• _WHAT YOU WILL DO_
Give back an exact copy of the lines from the start of the material through the line bearing "173], [237, 48]];". Include both ends and nothing else.

==== RECORDS

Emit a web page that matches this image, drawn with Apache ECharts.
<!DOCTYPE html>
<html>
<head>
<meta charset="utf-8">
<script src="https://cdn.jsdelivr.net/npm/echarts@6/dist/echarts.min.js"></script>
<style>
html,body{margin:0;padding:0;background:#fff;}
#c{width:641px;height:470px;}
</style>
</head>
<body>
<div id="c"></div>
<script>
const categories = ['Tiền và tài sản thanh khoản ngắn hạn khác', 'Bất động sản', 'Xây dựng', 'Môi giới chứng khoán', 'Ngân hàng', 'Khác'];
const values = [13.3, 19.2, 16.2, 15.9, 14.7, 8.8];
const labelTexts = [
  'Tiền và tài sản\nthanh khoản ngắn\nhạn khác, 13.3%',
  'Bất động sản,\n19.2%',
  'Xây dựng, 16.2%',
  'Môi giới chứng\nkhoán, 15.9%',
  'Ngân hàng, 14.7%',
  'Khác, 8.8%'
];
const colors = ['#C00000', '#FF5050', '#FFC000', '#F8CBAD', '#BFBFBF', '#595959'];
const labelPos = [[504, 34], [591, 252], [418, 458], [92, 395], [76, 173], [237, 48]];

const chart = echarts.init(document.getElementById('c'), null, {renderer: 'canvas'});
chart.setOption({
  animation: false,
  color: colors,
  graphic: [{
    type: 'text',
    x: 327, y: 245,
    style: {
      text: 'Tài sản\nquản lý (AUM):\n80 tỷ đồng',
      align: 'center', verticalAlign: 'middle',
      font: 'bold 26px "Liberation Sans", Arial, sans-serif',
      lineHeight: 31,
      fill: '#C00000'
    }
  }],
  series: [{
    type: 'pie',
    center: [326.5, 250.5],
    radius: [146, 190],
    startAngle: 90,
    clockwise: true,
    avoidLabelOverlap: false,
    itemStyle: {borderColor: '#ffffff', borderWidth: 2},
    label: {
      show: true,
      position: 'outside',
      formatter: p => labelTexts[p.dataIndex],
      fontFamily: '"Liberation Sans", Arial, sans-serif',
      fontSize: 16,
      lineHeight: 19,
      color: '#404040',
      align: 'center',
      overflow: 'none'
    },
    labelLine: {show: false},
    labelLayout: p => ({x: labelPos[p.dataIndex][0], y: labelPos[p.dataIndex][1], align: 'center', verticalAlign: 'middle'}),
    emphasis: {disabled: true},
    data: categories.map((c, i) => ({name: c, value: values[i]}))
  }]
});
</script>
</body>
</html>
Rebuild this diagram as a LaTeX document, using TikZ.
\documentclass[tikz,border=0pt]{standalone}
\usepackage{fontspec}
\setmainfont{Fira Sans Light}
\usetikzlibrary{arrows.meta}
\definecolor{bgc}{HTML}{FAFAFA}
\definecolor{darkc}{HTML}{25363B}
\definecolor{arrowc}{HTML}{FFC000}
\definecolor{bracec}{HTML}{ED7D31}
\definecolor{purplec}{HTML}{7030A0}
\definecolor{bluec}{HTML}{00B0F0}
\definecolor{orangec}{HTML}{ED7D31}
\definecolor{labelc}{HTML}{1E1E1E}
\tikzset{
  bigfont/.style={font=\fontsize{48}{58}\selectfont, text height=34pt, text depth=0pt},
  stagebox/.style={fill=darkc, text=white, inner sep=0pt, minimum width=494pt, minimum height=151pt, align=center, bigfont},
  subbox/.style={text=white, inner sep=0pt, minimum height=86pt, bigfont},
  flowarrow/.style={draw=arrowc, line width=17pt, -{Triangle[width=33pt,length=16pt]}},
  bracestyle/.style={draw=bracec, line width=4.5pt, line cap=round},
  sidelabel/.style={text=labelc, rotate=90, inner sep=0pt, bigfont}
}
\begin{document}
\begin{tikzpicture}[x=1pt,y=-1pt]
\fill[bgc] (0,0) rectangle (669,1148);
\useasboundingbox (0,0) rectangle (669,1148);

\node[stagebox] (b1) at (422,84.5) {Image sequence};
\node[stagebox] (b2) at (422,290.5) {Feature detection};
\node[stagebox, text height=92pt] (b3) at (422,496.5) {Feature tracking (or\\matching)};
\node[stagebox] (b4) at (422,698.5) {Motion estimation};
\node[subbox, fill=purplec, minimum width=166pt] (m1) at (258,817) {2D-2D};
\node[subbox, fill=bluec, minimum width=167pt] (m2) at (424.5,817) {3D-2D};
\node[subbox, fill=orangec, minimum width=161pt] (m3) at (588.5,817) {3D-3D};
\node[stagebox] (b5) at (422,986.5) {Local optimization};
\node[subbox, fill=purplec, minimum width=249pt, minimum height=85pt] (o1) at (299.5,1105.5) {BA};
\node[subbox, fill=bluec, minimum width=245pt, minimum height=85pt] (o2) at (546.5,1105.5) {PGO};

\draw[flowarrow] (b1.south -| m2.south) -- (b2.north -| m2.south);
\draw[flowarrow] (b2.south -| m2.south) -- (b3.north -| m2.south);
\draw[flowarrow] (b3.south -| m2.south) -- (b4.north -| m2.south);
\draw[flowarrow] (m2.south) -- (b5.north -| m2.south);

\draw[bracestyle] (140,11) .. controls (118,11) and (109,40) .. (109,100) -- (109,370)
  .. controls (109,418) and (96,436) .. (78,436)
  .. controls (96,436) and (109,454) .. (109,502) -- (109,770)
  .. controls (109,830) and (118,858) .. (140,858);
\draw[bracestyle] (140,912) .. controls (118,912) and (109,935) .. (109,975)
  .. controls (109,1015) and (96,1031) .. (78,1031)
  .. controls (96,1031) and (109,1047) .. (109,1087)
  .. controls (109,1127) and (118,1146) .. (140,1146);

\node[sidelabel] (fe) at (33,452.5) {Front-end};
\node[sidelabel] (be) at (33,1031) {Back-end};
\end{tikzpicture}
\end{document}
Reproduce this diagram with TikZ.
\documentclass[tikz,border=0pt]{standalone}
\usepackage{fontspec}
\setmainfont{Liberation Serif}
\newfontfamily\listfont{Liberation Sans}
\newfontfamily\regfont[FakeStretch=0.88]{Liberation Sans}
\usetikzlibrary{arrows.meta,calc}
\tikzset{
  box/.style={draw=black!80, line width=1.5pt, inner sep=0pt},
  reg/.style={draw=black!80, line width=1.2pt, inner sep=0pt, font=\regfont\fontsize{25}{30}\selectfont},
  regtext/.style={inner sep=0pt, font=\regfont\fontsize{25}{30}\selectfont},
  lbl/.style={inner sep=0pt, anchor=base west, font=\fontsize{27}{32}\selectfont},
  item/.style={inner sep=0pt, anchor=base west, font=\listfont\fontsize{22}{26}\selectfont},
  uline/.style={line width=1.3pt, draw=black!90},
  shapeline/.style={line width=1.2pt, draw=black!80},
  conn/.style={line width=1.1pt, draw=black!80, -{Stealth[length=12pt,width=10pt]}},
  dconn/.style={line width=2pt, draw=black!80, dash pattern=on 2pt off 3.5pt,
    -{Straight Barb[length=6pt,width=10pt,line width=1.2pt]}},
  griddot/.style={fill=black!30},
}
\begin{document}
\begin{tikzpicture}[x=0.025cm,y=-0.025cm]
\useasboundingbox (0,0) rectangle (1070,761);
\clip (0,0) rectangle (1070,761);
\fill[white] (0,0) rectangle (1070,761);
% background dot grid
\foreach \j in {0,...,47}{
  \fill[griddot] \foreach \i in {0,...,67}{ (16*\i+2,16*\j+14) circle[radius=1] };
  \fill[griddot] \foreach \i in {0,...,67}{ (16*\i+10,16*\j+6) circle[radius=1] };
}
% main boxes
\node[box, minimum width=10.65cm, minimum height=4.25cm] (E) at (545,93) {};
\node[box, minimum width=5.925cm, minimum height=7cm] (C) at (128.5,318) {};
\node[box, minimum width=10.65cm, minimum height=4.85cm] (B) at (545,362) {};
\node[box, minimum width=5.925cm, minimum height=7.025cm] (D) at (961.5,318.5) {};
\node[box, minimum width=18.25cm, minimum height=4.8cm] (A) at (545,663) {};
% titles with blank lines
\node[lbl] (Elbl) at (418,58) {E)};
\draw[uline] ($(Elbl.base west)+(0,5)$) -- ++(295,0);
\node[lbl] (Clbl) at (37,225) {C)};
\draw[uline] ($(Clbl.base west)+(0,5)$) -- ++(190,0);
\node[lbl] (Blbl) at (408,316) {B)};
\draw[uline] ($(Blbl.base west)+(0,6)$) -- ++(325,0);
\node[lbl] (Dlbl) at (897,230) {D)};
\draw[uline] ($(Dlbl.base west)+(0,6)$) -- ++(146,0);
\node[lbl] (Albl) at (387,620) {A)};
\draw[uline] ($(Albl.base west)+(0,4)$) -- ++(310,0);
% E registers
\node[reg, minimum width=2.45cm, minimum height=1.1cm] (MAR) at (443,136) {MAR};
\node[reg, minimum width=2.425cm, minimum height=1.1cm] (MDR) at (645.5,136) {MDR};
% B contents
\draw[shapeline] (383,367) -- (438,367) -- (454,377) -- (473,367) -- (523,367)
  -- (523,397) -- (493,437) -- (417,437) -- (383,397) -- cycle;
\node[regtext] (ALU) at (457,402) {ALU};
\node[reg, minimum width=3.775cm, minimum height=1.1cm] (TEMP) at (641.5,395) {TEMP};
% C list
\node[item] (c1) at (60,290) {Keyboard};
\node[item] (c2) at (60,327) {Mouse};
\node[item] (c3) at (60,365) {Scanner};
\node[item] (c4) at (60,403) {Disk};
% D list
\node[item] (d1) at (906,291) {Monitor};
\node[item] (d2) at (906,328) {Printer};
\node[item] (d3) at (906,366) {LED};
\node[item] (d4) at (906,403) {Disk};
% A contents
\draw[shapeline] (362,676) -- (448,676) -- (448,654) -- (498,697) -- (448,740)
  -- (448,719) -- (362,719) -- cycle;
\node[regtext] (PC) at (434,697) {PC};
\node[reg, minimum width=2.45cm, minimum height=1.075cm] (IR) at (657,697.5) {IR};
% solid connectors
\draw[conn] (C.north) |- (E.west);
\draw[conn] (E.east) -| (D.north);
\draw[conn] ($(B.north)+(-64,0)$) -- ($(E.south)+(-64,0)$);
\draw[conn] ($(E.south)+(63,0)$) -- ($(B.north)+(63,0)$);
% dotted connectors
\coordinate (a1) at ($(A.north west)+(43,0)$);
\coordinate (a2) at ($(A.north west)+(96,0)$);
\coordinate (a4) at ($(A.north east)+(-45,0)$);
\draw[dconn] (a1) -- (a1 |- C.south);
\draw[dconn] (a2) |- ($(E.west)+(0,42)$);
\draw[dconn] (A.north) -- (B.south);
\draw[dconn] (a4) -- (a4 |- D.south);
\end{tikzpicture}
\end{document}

========

• _ANSWER FOR THIS EXERCISE_
Emit a web page that matches this image, drawn with Apache ECharts.
<!DOCTYPE html>
<html>
<head>
<meta charset="utf-8">
<script src="https://cdn.jsdelivr.net/npm/echarts@6/dist/echarts.min.js"></script>
<style>
html,body{margin:0;padding:0;background:#fff;}
#c{width:641px;height:470px;}
</style>
</head>
<body>
<div id="c"></div>
<script>
const categories = ['Tiền và tài sản thanh khoản ngắn hạn khác', 'Bất động sản', 'Xây dựng', 'Môi giới chứng khoán', 'Ngân hàng', 'Khác'];
const values = [13.3, 19.2, 16.2, 15.9, 14.7, 8.8];
const labelTexts = [
  'Tiền và tài sản\nthanh khoản ngắn\nhạn khác, 13.3%',
  'Bất động sản,\n19.2%',
  'Xây dựng, 16.2%',
  'Môi giới chứng\nkhoán, 15.9%',
  'Ngân hàng, 14.7%',
  'Khác, 8.8%'
];
const colors = ['#C00000', '#FF5050', '#FFC000', '#F8CBAD', '#BFBFBF', '#595959'];
const labelPos = [[504, 34], [591, 252], [418, 458], [92, 395], [76, 173], [237, 48]];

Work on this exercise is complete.